図1.本研究提案の概要:マルチスケール乱流における課題を独自解析手法で解決する。


Key approaches

キーアプローチ

マルチフィデリティモデリングによる乱流輸送モデルの刷新

核融合原型炉に向けた研究開発の取り組みとして、局所プラズマパラメータから乱流輸送の定量予測が求められる。従来は近似理論や経験則に依っていた乱流輸送モデル研究と、解析が少数に限られるために設計・パラメータ探索には利用できず物理知見の獲得に留まっていた高精度・大規模数値シミュレーション研究の間の断絶を、マルチフィデリティモデリングによって融合し、乱流輸送モデルを刷新する。

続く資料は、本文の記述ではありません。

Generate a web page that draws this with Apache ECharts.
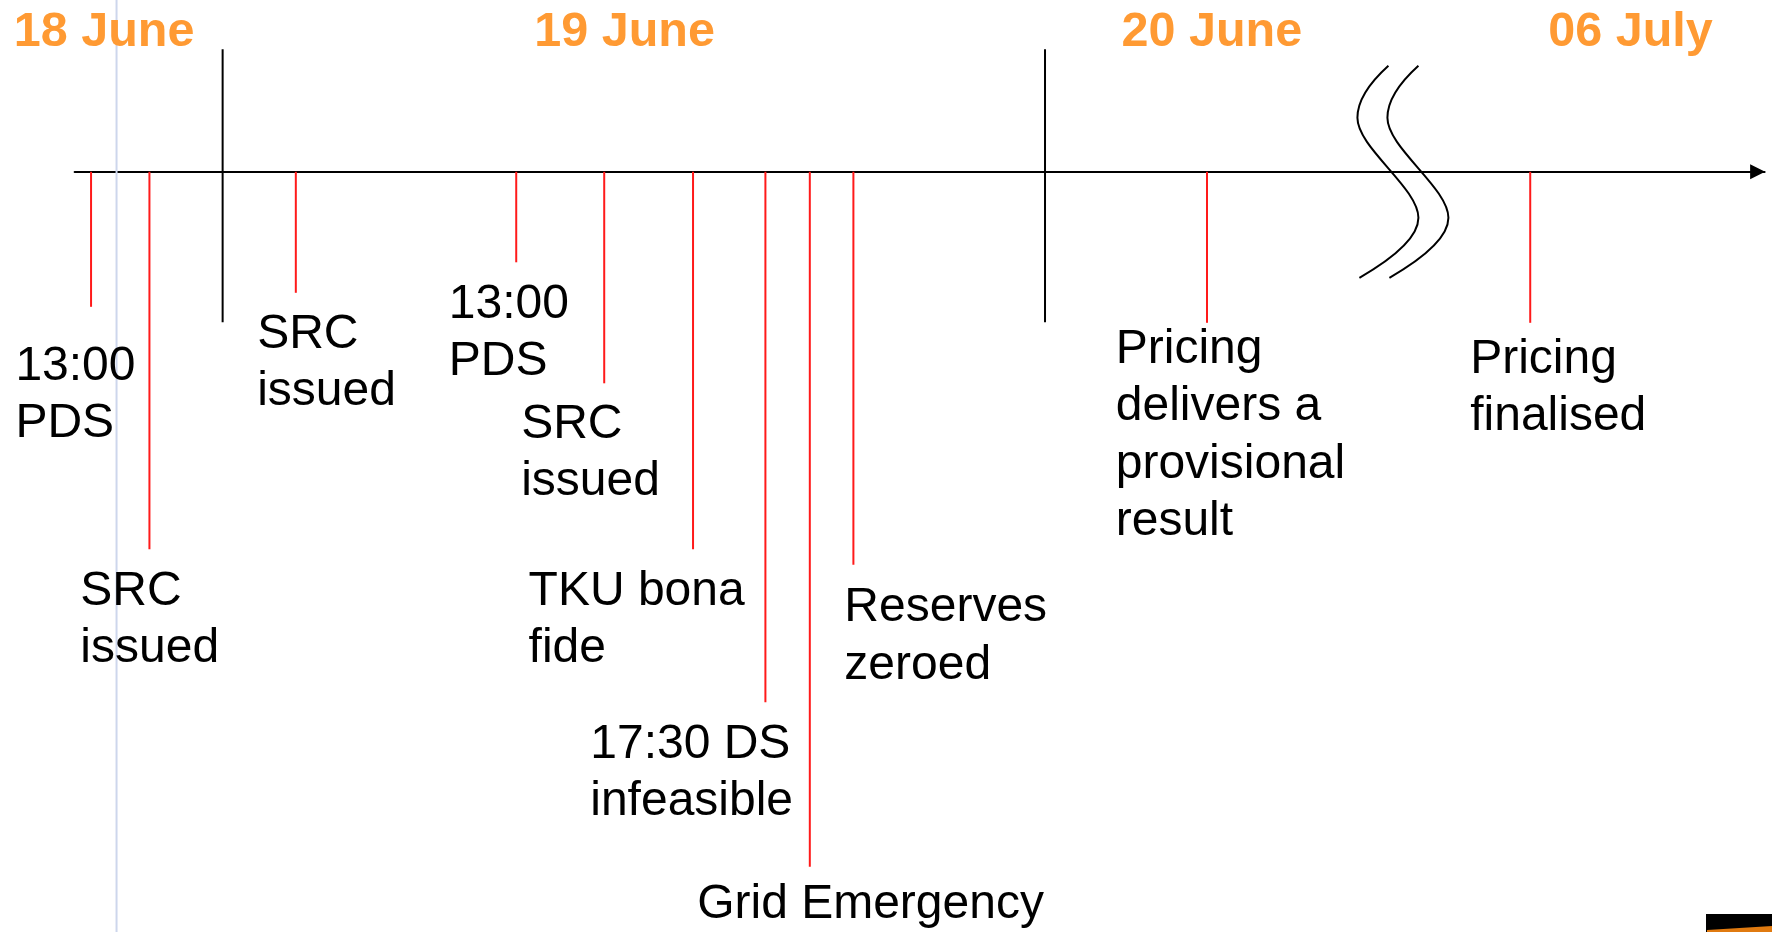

図:従来は近似理論や半経験則、あるいは低コストの計算データを利用した機械学習モデルによる乱流輸送予測に限られていたが、マルチフィデリティモデリングにより少数だが高精度の大規模数値シミュレーションデータを取り入れ、乱流輸送の予測精度を改善する。

射影演算子法に基づく統計データ解析と一般化 Langevin モデル

非平衡統計物理の分野で開発された数理手法である射影演算子法に基づき、マルチスケール相互作用を異なるスケール間の相関問題として捉えなおし、興味変数に対する相関項とノイズ的な無相関項に分離する。これは統計的定常性の下に厳密に成り立つ式であり、定量評価可能である。マルチスケール乱流解析に適用することで、自発的に励起される小スケール揺らぎが、大スケール揺動に及ぼす粘性散逸、位相変調、確率的駆動などの効果をデータから直接評価するとともに、単純な渦粘性モデルを超えたマルチスケールモデリングを実現する。

図:射影演算子法に基づく統計データ解析と一般化 Langevin モデリングにより、渦粘性では表せない小スケール揺らぎによる減衰と駆動を同時に表す画期的なモデルを構築する。


Grant

研究課題情報

本研究課題は、JST 戦略的創造研究推進事業 さきがけ [複雑流動]研究領域の一課題として採択されています。

「さきがけ」について

 さきがけは、我が国が直面する重要な課題の克服に向けて、独創的・挑戦的かつ国際的に高水準の発展が見込まれる先駆的な目的基礎研究を推進し、社会・経済の変革をもたらす科学技術イノベーションの源泉となる、新たな科学知識に基づく創造的な革新的技術のシーズ(新技術シーズ)を世界に先駆けて創出することを目的としています。そのために、研究総括が定めた研究領域運営方針の下、研究総括が選んだ若手研究者が、研究領域内および研究領域間で異分野の研究者ネットワークを形成しながら、若手ならではのチャレンジングな個人型研究を推進します。
JSTホームページ・さきがけプログラムの概要より引用

 

[複雑流動]研究領域: 複雑な流動・輸送現象の解明・予測・制御に向けた新しい流体科学

 本研究領域では、近年その発展が目覚ましい、流れの数値シミュレーションのための環境や手法、流れの計測技術、そして、これらにより得られた膨大なデータを解析する応用数学的手法を駆使し、これまで困難であった複雑な流動・輸送現象の抜本的な解明や、より正確な予測および高度な制御法の確立に向けた、新しい流体科学の基盤を構築することを目的とします。
 具体的には、乱流による運動量・熱・物質輸送、燃焼などの化学反応を伴う流れ、環境流体の諸現象、生体内の流れと輸送現象、種々の複雑流体の輸送・移動現象、電磁場を伴う流れにおける輸送現象など、あらゆる流動およびそれによる輸送現象を研究対象とします。これらの現象に対して、伝統的な流体力学の解析手法はもちろん、応用数学解析、データ科学、数値シミュレーション、新しい実験・計測手法などを適用し、それぞれの研究を深化させつつ得られた知見を相互に活用することで、複雑な流動・輸送現象の解明の糸口を見出すとともに、各分野の強みを活かした新しい分野の開拓に貢献します。
 複雑な流動と輸送をキーワードとし、広い意味での流体力学が関わる種々の分野を俯瞰する視点を導入し、若手研究者どうしの積極的な分野横断交流を推進します。